Notable outcome, if so.
Peters switched sides. He was full time RCB with the Rams and moved to FT LCB with the Ravens v Seahawks. That’s good. because it means he doesn’t have an overwhelming favorite catching shoulder. I wasn’t trying to make a career statement about him having been an RCB, because I just looked at some action in 2019. The comment was specific to his usage this season with the Rams.
All CBs sometimes have to switch sides when receivers double up or triple up on the side opposite from where they normally line up.
Is this a terminology mix-up? Looking at highlights of Peters, I believe the INT came when he was playing on the same side as he has in his career (offense’s right, defenses left). Perhaps the "R" in RCB is from the offense’s perspective?

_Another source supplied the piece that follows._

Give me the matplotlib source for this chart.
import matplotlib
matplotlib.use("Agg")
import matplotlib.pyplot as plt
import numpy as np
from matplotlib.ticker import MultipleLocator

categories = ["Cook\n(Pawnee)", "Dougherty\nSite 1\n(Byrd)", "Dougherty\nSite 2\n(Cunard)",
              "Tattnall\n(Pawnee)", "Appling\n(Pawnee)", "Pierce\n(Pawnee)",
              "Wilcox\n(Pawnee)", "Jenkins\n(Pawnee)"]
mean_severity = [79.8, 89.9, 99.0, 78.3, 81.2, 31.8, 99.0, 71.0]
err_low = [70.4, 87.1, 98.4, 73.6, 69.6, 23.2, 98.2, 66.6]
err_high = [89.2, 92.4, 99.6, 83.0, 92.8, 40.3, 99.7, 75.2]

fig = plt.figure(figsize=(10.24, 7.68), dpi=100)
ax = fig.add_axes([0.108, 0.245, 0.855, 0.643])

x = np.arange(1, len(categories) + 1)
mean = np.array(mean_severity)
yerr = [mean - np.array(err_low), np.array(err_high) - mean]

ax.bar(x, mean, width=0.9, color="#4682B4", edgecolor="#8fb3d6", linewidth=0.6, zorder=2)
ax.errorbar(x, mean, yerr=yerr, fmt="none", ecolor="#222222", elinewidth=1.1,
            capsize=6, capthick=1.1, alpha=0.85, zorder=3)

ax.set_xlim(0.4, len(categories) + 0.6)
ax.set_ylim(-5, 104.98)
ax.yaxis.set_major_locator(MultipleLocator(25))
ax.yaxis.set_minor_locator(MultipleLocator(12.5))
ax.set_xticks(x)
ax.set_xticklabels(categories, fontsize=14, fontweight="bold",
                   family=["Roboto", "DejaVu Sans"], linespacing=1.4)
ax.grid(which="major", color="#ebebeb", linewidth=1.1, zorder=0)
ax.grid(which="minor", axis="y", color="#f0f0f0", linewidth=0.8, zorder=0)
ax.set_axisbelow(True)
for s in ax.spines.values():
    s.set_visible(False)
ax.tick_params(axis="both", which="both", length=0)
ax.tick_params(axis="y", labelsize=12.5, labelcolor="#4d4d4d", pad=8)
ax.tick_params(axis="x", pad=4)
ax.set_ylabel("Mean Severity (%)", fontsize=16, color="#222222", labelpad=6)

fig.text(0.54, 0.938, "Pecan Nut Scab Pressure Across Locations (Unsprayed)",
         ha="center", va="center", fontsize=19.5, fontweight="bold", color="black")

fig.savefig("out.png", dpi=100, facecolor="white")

Ken, re: finding other games, I found a handful, but this one stood out to me: https://www.pro-football-reference.com/boxscores/200309210sdg.htm
Kyle Boller only had 98(!) passing yards, but the Ravens won handily (24-10, including a Q4 TD by the Chargers). The Chargers had 76 offensive snaps to the Ravens 54. 3 INTs by the Ravens, but no scores. Alan Ricard did pick up a Jamal Lewis fumble and run 50 yards for a TD though!

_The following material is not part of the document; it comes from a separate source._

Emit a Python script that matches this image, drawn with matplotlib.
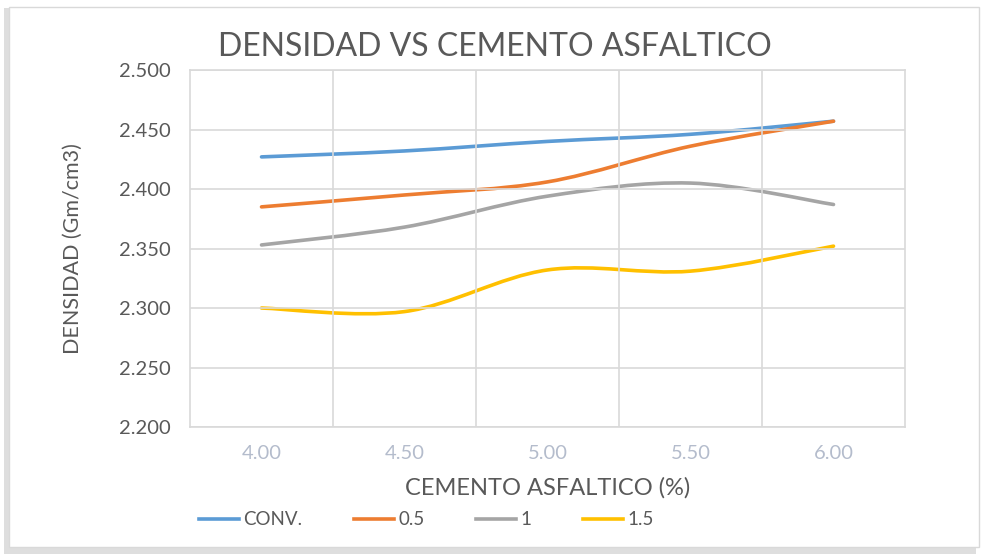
import matplotlib.pyplot as plt
from matplotlib.path import Path
from matplotlib.patches import PathPatch, Rectangle
from matplotlib.lines import Line2D

plt.rcParams['font.family'] = ['Lato', 'DejaVu Sans']

# data
cement = ['4.00', '4.50', '5.00', '5.50', '6.00']
conv = [2.427, 2.432, 2.440, 2.446, 2.457]
s05 = [2.385, 2.395, 2.406, 2.436, 2.457]
s1 = [2.353, 2.368, 2.394, 2.405, 2.387]
s15 = [2.300, 2.297, 2.332, 2.331, 2.352]
series_names = ['CONV.', '0.5', '1', '1.5']
colors = ['#5B9BD5', '#ED7D31', '#A5A5A5', '#FFC000']


def smooth_path(xs, ys, t=1 / 6):
    # Excel-style smoothed line: cubic Bezier segments through the data points
    verts = [(xs[0], ys[0])]
    codes = [Path.MOVETO]
    n = len(xs)
    for i in range(n - 1):
        x0, y0 = (xs[i - 1], ys[i - 1]) if i > 0 else (xs[i], ys[i])
        x1, y1 = xs[i], ys[i]
        x2, y2 = xs[i + 1], ys[i + 1]
        x3, y3 = (xs[i + 2], ys[i + 2]) if i + 2 < n else (x2, y2)
        c1 = (x1 + (x2 - x0) * t, y1 + (y2 - y0) * t)
        c2 = (x2 - (x3 - x1) * t, y2 - (y3 - y1) * t)
        verts += [c1, c2, (x2, y2)]
        codes += [Path.CURVE4] * 3
    return Path(verts, codes)


fig = plt.figure(figsize=(9.82, 5.54), dpi=100)

# outer chart frame with soft shadow
fig.patches.append(Rectangle((0.004, 0.0), 0.99, 0.985, transform=fig.transFigure,
                             facecolor='#c8c8c8', edgecolor='none', zorder=-3, alpha=0.6))
fig.patches.append(Rectangle((0.009, 0.012), 0.988, 0.975, transform=fig.transFigure,
                             facecolor='white', edgecolor='#d9d9d9', lw=1, zorder=-2))

ax = fig.add_axes([0.1935, 0.2292, 0.7281, 0.6444])
x = list(range(len(cement)))
for ys, name, c in zip([conv, s05, s1, s15], series_names, colors):
    ax.add_patch(PathPatch(smooth_path(x, ys), facecolor='none', edgecolor=c,
                           lw=2.6, capstyle='round'))

ax.set_xlim(-0.5, len(cement) - 0.5)
ax.set_ylim(2.200, 2.500)
ax.set_xticks(x)
ax.set_xticklabels(cement)
ax.set_xticks([i + 0.5 for i in x[:-1]], minor=True)
ax.set_yticks([2.200, 2.250, 2.300, 2.350, 2.400, 2.450, 2.500])
ax.set_yticklabels(['%.3f' % v for v in ax.get_yticks()])
ax.grid(True, which='minor', axis='x', color='#d9d9d9', lw=1.2)
ax.grid(True, which='major', axis='y', color='#d9d9d9', lw=1.2)
ax.tick_params(which='both', length=0)
ax.tick_params(axis='y', labelsize=14.5, colors='#595959', pad=14)
ax.tick_params(axis='x', labelsize=14.5, colors='#b4bccc', pad=13)
for sp in ax.spines.values():
    sp.set_color('#d9d9d9')
    sp.set_linewidth(1.2)

ax.set_xlabel('CEMENTO ASFALTICO (%)', fontsize=17, color='#595959', labelpad=11)
ax.set_ylabel('DENSIDAD (Gm/cm3)', fontsize=15.5, color='#595959', labelpad=26)
fig.text(0.504, 0.915, 'DENSIDAD VS CEMENTO ASFALTICO', fontsize=23, color='#595959',
         ha='center', va='center')

handles = [Line2D([], [], color=c, lw=2.6) for c in colors]
fig.legend(handles, series_names, loc='center left', bbox_to_anchor=(0.185, 0.062),
           ncol=4, frameon=False, fontsize=13.5, handlelength=2.15, handletextpad=0.25,
           columnspacing=2.72, labelcolor='#595959')

fig.savefig('out.png', dpi=100)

LCB and RCB are from the perspective of the defense. This year, he played almost exclusively RCB with the Rams, moving only when Receivers were stacked on the opposite side.
I remember that game against the Chargers well, because we had a big Storm in Baltimore and power had not yet been restored. Boller had his first TD pass and I think Suggs had his first INT in that game as well.
That was also the game CMac missed because of mysterious "team rules" violation and was sent home before the game.
What does ATS stand for?
Ample Time and Space, it means the QB has a 3-second pocket (or would have had one had he not delivered the ball earlier) and room to step into his throw.